Nope - also where is kidnapping coming from?


Originally posted by XPLodER
or do we have to be IN america to be safe from kidnapping and indefinate detension?

Good question.. For now im going to guess the ruling applies to US citizens worldwide. The only exception I can see is if Americans decide to join up with say the taliban and are then captured (which has occured a few times however people are not remebering).



Originally posted by XPLodER
i like victories when it means the rule of law must be followed,
and i congratulate you on being correct (for the mean time)

The justice system is slow and for good reason. Personally I would rather be in somewhat of a limbo rather than have the court system rush to a ruling without adequately researching the issues involved and the effect they have.

As far as the congrats goes its not needed since I didnt post the comment to rub it in or come across as an ass.



Originally posted by XPLodER
would like a president set for this tho

xploder

The court ruling we have now set a precedent.
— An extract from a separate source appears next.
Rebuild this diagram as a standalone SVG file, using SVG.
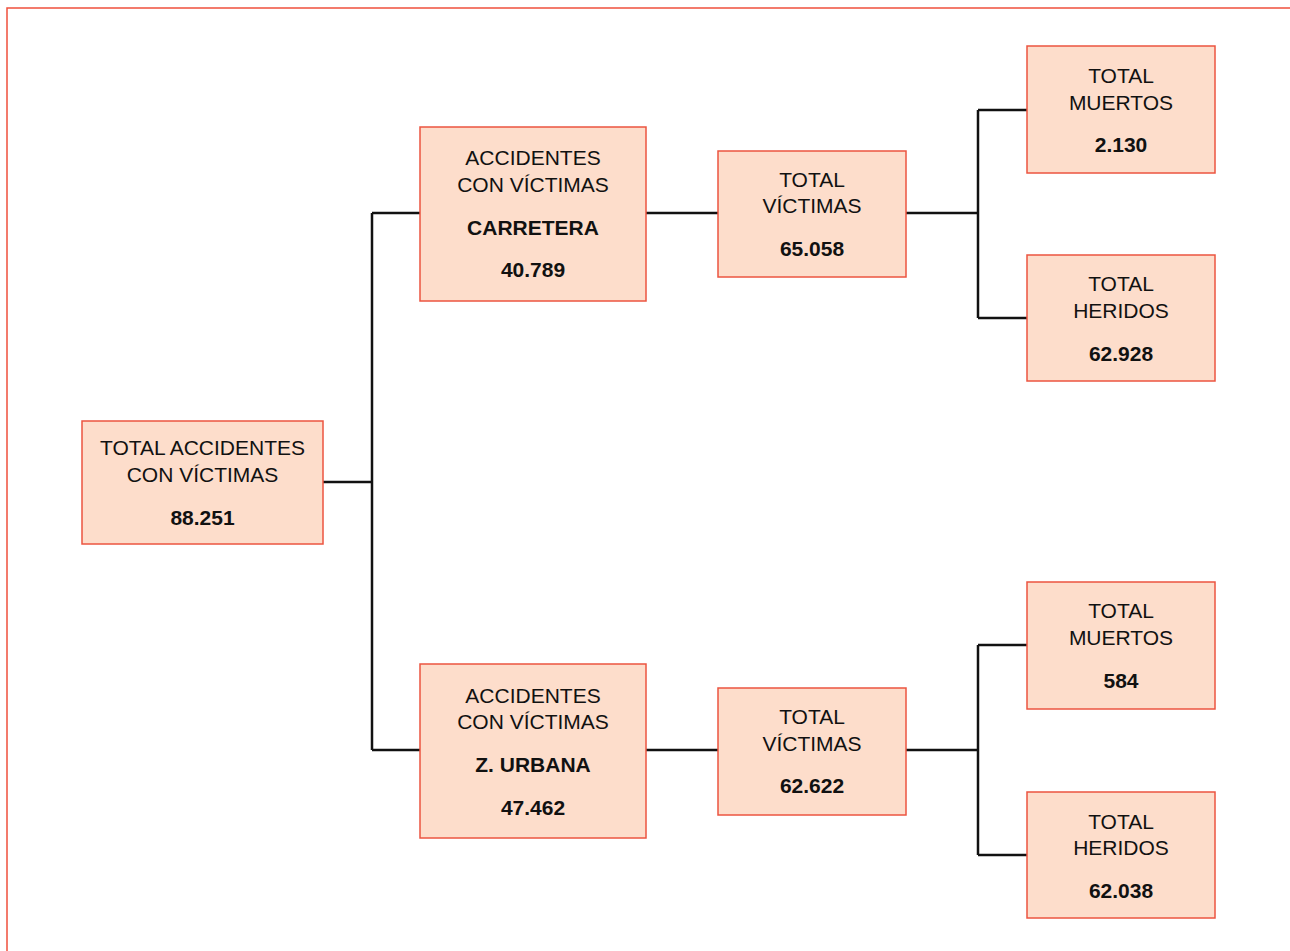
<svg xmlns="http://www.w3.org/2000/svg" width="1290" height="951" viewBox="0 0 1290 951">
<style>
.box{fill:#FDDDCB;stroke:#EC5440;stroke-width:1.5}
.t{font-family:"Liberation Sans",Arial,sans-serif;font-size:21px;fill:#111;text-anchor:middle}
.b{font-weight:bold}
.c{fill:none;stroke:#111;stroke-width:2.5}
</style>
<rect x="0" y="0" width="1290" height="951" fill="#fff"/>
<rect x="7" y="8" width="1300" height="960" fill="none" stroke="#F0503C" stroke-width="1.5"/>
<g id="connectors">
<path class="c" d="M323 482H372M372 213V750M372 213H420M372 750H420"/>
<path class="c" d="M646 213H718M906 213H978M978 110V318M978 110H1027M978 318H1027"/>
<path class="c" d="M646 750H718M906 750H978M978 645V855M978 645H1027M978 855H1027"/>
</g>
<g id="root">
<rect class="box" x="82" y="421" width="241" height="123"/>
<text class="t" x="202.5" y="455">TOTAL ACCIDENTES</text>
<text class="t" x="202.5" y="482">CON VÍCTIMAS</text>
<text class="t b" x="202.5" y="525">88.251</text>
</g>
<g id="carretera">
<rect class="box" x="420" y="127" width="226" height="174"/>
<text class="t" x="533" y="165">ACCIDENTES</text>
<text class="t" x="533" y="192">CON VÍCTIMAS</text>
<text class="t b" x="533" y="235">CARRETERA</text>
<text class="t b" x="533" y="277">40.789</text>
</g>
<g id="victimas-carretera">
<rect class="box" x="718" y="151" width="188" height="126"/>
<text class="t" x="812" y="187">TOTAL</text>
<text class="t" x="812" y="213">VÍCTIMAS</text>
<text class="t b" x="812" y="256">65.058</text>
</g>
<g id="muertos-carretera">
<rect class="box" x="1027" y="46" width="188" height="127"/>
<text class="t" x="1121" y="83">TOTAL</text>
<text class="t" x="1121" y="110">MUERTOS</text>
<text class="t b" x="1121" y="152">2.130</text>
</g>
<g id="heridos-carretera">
<rect class="box" x="1027" y="255" width="188" height="126"/>
<text class="t" x="1121" y="291">TOTAL</text>
<text class="t" x="1121" y="318">HERIDOS</text>
<text class="t b" x="1121" y="361">62.928</text>
</g>
<g id="urbana">
<rect class="box" x="420" y="664" width="226" height="174"/>
<text class="t" x="533" y="703">ACCIDENTES</text>
<text class="t" x="533" y="729">CON VÍCTIMAS</text>
<text class="t b" x="533" y="772">Z. URBANA</text>
<text class="t b" x="533" y="815">47.462</text>
</g>
<g id="victimas-urbana">
<rect class="box" x="718" y="688" width="188" height="127"/>
<text class="t" x="812" y="724">TOTAL</text>
<text class="t" x="812" y="751">VÍCTIMAS</text>
<text class="t b" x="812" y="793">62.622</text>
</g>
<g id="muertos-urbana">
<rect class="box" x="1027" y="582" width="188" height="127"/>
<text class="t" x="1121" y="618">TOTAL</text>
<text class="t" x="1121" y="645">MUERTOS</text>
<text class="t b" x="1121" y="688">584</text>
</g>
<g id="heridos-urbana">
<rect class="box" x="1027" y="792" width="188" height="126"/>
<text class="t" x="1121" y="829">TOTAL</text>
<text class="t" x="1121" y="855">HERIDOS</text>
<text class="t b" x="1121" y="898">62.038</text>
</g>
</svg>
What we do now is wait and see how this winds through the courts.I still maintain that the courts are not going to uphold it. The other precedent set is the Jose Padilla case. He was arrested for being a part of 9/11. He is a US citizen and for a short time was held by the military under the MCA of 2006.

The ruling in that case destroyed the argument about holding and trying US citizens by military tribunals / UCMJ. That ruling transfered Jose Padilla back into the federal civilian criminal system.For the time being I would also argue posse commitatus prohibits active military from engaging in civilian law enforcement functions.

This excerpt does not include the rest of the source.